====== Dataset excerpt

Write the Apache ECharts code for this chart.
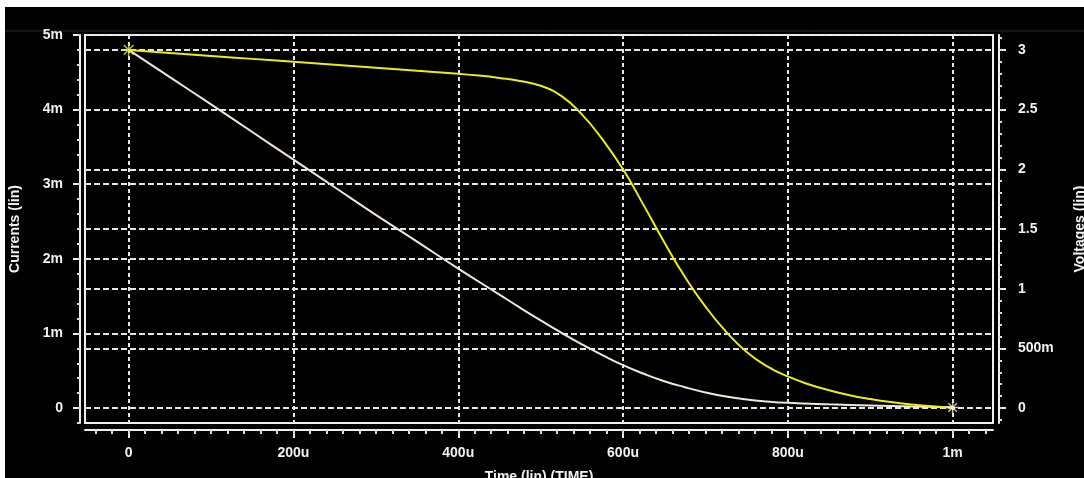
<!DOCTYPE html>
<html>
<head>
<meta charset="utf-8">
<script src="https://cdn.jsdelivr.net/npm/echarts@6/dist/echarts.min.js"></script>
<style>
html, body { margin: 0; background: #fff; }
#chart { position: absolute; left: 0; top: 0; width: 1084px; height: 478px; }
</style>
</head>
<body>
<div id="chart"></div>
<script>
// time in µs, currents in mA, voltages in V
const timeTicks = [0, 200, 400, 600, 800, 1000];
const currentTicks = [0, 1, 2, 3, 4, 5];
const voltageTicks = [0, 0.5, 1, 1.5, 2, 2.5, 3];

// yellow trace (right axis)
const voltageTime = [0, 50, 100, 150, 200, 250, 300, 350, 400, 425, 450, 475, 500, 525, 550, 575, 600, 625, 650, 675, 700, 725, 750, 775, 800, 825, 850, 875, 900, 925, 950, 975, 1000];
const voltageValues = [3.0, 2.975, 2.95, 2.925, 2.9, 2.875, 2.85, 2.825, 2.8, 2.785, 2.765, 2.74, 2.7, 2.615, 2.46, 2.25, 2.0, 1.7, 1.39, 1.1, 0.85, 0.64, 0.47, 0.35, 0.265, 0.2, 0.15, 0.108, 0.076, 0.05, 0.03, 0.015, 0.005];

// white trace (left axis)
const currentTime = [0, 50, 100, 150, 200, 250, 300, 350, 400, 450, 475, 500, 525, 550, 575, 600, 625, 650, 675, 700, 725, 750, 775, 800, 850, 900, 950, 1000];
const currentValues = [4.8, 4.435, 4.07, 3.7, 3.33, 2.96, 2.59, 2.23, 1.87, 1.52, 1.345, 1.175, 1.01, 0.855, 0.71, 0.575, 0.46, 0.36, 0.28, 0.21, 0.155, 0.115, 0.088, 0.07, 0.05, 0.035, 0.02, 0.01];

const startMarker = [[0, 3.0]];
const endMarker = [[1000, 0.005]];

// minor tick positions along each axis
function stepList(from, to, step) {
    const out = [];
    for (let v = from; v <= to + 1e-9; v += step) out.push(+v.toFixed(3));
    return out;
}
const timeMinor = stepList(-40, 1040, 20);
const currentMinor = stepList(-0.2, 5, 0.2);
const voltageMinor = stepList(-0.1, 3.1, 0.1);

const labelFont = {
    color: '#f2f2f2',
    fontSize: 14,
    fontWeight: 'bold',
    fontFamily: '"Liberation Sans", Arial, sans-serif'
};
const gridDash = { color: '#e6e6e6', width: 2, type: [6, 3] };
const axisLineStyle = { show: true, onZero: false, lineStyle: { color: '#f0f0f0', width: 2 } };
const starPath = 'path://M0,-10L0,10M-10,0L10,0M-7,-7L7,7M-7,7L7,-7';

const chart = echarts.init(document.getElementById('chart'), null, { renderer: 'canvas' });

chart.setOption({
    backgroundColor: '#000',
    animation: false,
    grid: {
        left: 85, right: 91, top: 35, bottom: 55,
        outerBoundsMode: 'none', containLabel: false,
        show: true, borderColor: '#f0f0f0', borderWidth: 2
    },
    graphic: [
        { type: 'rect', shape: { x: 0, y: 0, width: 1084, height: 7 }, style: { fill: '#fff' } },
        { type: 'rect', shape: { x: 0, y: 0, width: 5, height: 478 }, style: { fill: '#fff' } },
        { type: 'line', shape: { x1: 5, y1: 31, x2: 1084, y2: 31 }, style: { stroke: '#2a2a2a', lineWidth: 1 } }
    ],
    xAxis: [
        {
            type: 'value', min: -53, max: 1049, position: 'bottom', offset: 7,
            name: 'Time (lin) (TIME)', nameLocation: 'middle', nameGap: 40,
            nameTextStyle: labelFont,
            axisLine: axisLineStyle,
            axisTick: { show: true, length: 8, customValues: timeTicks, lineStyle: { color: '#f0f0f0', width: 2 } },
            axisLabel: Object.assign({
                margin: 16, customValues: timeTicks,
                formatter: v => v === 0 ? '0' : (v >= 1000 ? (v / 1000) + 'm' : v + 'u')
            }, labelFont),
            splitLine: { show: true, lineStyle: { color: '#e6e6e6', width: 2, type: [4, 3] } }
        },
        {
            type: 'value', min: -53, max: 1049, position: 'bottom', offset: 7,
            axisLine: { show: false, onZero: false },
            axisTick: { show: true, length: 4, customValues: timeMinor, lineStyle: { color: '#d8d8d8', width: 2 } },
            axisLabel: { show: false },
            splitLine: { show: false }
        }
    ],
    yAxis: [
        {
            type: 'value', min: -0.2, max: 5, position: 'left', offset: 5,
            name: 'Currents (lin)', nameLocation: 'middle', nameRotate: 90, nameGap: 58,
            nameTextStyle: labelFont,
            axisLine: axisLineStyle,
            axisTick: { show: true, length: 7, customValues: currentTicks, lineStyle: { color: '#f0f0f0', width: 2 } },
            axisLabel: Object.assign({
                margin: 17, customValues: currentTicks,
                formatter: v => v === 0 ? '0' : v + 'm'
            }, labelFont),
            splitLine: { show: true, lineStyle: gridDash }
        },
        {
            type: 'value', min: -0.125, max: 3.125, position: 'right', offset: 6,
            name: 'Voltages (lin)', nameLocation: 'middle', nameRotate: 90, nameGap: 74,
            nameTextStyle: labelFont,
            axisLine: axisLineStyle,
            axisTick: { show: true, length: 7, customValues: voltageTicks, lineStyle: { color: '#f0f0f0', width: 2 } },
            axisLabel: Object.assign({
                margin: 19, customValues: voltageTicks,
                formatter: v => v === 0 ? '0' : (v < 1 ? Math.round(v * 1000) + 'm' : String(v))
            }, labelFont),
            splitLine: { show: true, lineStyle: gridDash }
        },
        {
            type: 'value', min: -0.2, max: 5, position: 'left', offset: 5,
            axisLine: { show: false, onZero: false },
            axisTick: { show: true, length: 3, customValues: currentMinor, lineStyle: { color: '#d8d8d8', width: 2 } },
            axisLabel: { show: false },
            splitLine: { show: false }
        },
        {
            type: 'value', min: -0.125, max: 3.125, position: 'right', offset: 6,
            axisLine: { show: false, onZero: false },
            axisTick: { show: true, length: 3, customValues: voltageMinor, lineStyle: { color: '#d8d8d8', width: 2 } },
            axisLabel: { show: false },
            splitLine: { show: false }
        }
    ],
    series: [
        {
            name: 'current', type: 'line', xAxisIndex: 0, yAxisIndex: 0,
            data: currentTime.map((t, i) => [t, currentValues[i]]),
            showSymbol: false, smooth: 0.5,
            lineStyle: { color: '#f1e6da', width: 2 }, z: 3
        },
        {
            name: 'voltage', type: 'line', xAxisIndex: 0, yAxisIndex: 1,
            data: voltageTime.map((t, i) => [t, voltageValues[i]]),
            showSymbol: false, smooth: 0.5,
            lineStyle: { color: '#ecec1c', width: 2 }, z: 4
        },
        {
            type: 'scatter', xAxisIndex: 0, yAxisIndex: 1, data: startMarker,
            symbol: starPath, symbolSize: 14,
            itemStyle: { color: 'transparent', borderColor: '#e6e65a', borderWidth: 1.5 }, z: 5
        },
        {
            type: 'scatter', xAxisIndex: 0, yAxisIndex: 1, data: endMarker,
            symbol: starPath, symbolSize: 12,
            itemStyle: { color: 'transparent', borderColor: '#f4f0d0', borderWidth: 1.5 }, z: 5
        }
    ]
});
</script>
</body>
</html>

============

• _Instruction_: The material above must be printed exactly, with its pictures left out.

• _Final answer_:
Write the Apache ECharts code for this chart.
<!DOCTYPE html>
<html>
<head>
<meta charset="utf-8">
<script src="https://cdn.jsdelivr.net/npm/echarts@6/dist/echarts.min.js"></script>
<style>
html, body { margin: 0; background: #fff; }
#chart { position: absolute; left: 0; top: 0; width: 1084px; height: 478px; }
</style>
</head>
<body>
<div id="chart"></div>
<script>
// time in µs, currents in mA, voltages in V
const timeTicks = [0, 200, 400, 600, 800, 1000];
const currentTicks = [0, 1, 2, 3, 4, 5];
const voltageTicks = [0, 0.5, 1, 1.5, 2, 2.5, 3];

// yellow trace (right axis)
const voltageTime = [0, 50, 100, 150, 200, 250, 300, 350, 400, 425, 450, 475, 500, 525, 550, 575, 600, 625, 650, 675, 700, 725, 750, 775, 800, 825, 850, 875, 900, 925, 950, 975, 1000];
const voltageValues = [3.0, 2.975, 2.95, 2.925, 2.9, 2.875, 2.85, 2.825, 2.8, 2.785, 2.765, 2.74, 2.7, 2.615, 2.46, 2.25, 2.0, 1.7, 1.39, 1.1, 0.85, 0.64, 0.47, 0.35, 0.265, 0.2, 0.15, 0.108, 0.076, 0.05, 0.03, 0.015, 0.005];

// white trace (left axis)
const currentTime = [0, 50, 100, 150, 200, 250, 300, 350, 400, 450, 475, 500, 525, 550, 575, 600, 625, 650, 675, 700, 725, 750, 775, 800, 850, 900, 950, 1000];
const currentValues = [4.8, 4.435, 4.07, 3.7, 3.33, 2.96, 2.59, 2.23, 1.87, 1.52, 1.345, 1.175, 1.01, 0.855, 0.71, 0.575, 0.46, 0.36, 0.28, 0.21, 0.155, 0.115, 0.088, 0.07, 0.05, 0.035, 0.02, 0.01];

const startMarker = [[0, 3.0]];
const endMarker = [[1000, 0.005]];

// minor tick positions along each axis
function stepList(from, to, step) {
    const out = [];
    for (let v = from; v <= to + 1e-9; v += step) out.push(+v.toFixed(3));
    return out;
}
const timeMinor = stepList(-40, 1040, 20);
const currentMinor = stepList(-0.2, 5, 0.2);
const voltageMinor = stepList(-0.1, 3.1, 0.1);

const labelFont = {
    color: '#f2f2f2',
    fontSize: 14,
    fontWeight: 'bold',
    fontFamily: '"Liberation Sans", Arial, sans-serif'
};
const gridDash = { color: '#e6e6e6', width: 2, type: [6, 3] };
const axisLineStyle = { show: true, onZero: false, lineStyle: { color: '#f0f0f0', width: 2 } };
const starPath = 'path://M0,-10L0,10M-10,0L10,0M-7,-7L7,7M-7,7L7,-7';

const chart = echarts.init(document.getElementById('chart'), null, { renderer: 'canvas' });

chart.setOption({
    backgroundColor: '#000',
    animation: false,
    grid: {
        left: 85, right: 91, top: 35, bottom: 55,
        outerBoundsMode: 'none', containLabel: false,
        show: true, borderColor: '#f0f0f0', borderWidth: 2
    },
    graphic: [
        { type: 'rect', shape: { x: 0, y: 0, width: 1084, height: 7 }, style: { fill: '#fff' } },
        { type: 'rect', shape: { x: 0, y: 0, width: 5, height: 478 }, style: { fill: '#fff' } },
        { type: 'line', shape: { x1: 5, y1: 31, x2: 1084, y2: 31 }, style: { stroke: '#2a2a2a', lineWidth: 1 } }
    ],
    xAxis: [
        {
            type: 'value', min: -53, max: 1049, position: 'bottom', offset: 7,
            name: 'Time (lin) (TIME)', nameLocation: 'middle', nameGap: 40,
            nameTextStyle: labelFont,
            axisLine: axisLineStyle,
            axisTick: { show: true, length: 8, customValues: timeTicks, lineStyle: { color: '#f0f0f0', width: 2 } },
            axisLabel: Object.assign({
                margin: 16, customValues: timeTicks,
                formatter: v => v === 0 ? '0' : (v >= 1000 ? (v / 1000) + 'm' : v + 'u')
            }, labelFont),
            splitLine: { show: true, lineStyle: { color: '#e6e6e6', width: 2, type: [4, 3] } }
        },
        {
            type: 'value', min: -53, max: 1049, position: 'bottom', offset: 7,
            axisLine: { show: false, onZero: false },
            axisTick: { show: true, length: 4, customValues: timeMinor, lineStyle: { color: '#d8d8d8', width: 2 } },
            axisLabel: { show: false },
            splitLine: { show: false }
        }
    ],
    yAxis: [
        {
            type: 'value', min: -0.2, max: 5, position: 'left', offset: 5,
            name: 'Currents (lin)', nameLocation: 'middle', nameRotate: 90, nameGap: 58,
            nameTextStyle: labelFont,
            axisLine: axisLineStyle,
            axisTick: { show: true, length: 7, customValues: currentTicks, lineStyle: { color: '#f0f0f0', width: 2 } },
            axisLabel: Object.assign({
                margin: 17, customValues: currentTicks,
                formatter: v => v === 0 ? '0' : v + 'm'
            }, labelFont),
            splitLine: { show: true, lineStyle: gridDash }
        },
        {
            type: 'value', min: -0.125, max: 3.125, position: 'right', offset: 6,
            name: 'Voltages (lin)', nameLocation: 'middle', nameRotate: 90, nameGap: 74,
            nameTextStyle: labelFont,
            axisLine: axisLineStyle,
            axisTick: { show: true, length: 7, customValues: voltageTicks, lineStyle: { color: '#f0f0f0', width: 2 } },
            axisLabel: Object.assign({
                margin: 19, customValues: voltageTicks,
                formatter: v => v === 0 ? '0' : (v < 1 ? Math.round(v * 1000) + 'm' : String(v))
            }, labelFont),
            splitLine: { show: true, lineStyle: gridDash }
        },
        {
            type: 'value', min: -0.2, max: 5, position: 'left', offset: 5,
            axisLine: { show: false, onZero: false },
            axisTick: { show: true, length: 3, customValues: currentMinor, lineStyle: { color: '#d8d8d8', width: 2 } },
            axisLabel: { show: false },
            splitLine: { show: false }
        },
        {
            type: 'value', min: -0.125, max: 3.125, position: 'right', offset: 6,
            axisLine: { show: false, onZero: false },
            axisTick: { show: true, length: 3, customValues: voltageMinor, lineStyle: { color: '#d8d8d8', width: 2 } },
            axisLabel: { show: false },
            splitLine: { show: false }
        }
    ],
    series: [
        {
            name: 'current', type: 'line', xAxisIndex: 0, yAxisIndex: 0,
            data: currentTime.map((t, i) => [t, currentValues[i]]),
            showSymbol: false, smooth: 0.5,
            lineStyle: { color: '#f1e6da', width: 2 }, z: 3
        },
        {
            name: 'voltage', type: 'line', xAxisIndex: 0, yAxisIndex: 1,
            data: voltageTime.map((t, i) => [t, voltageValues[i]]),
            showSymbol: false, smooth: 0.5,
            lineStyle: { color: '#ecec1c', width: 2 }, z: 4
        },
        {
            type: 'scatter', xAxisIndex: 0, yAxisIndex: 1, data: startMarker,
            symbol: starPath, symbolSize: 14,
            itemStyle: { color: 'transparent', borderColor: '#e6e65a', borderWidth: 1.5 }, z: 5
        },
        {
            type: 'scatter', xAxisIndex: 0, yAxisIndex: 1, data: endMarker,
            symbol: starPath, symbolSize: 12,
            itemStyle: { color: 'transparent', borderColor: '#f4f0d0', borderWidth: 1.5 }, z: 5
        }
    ]
});
</script>
</body>
</html>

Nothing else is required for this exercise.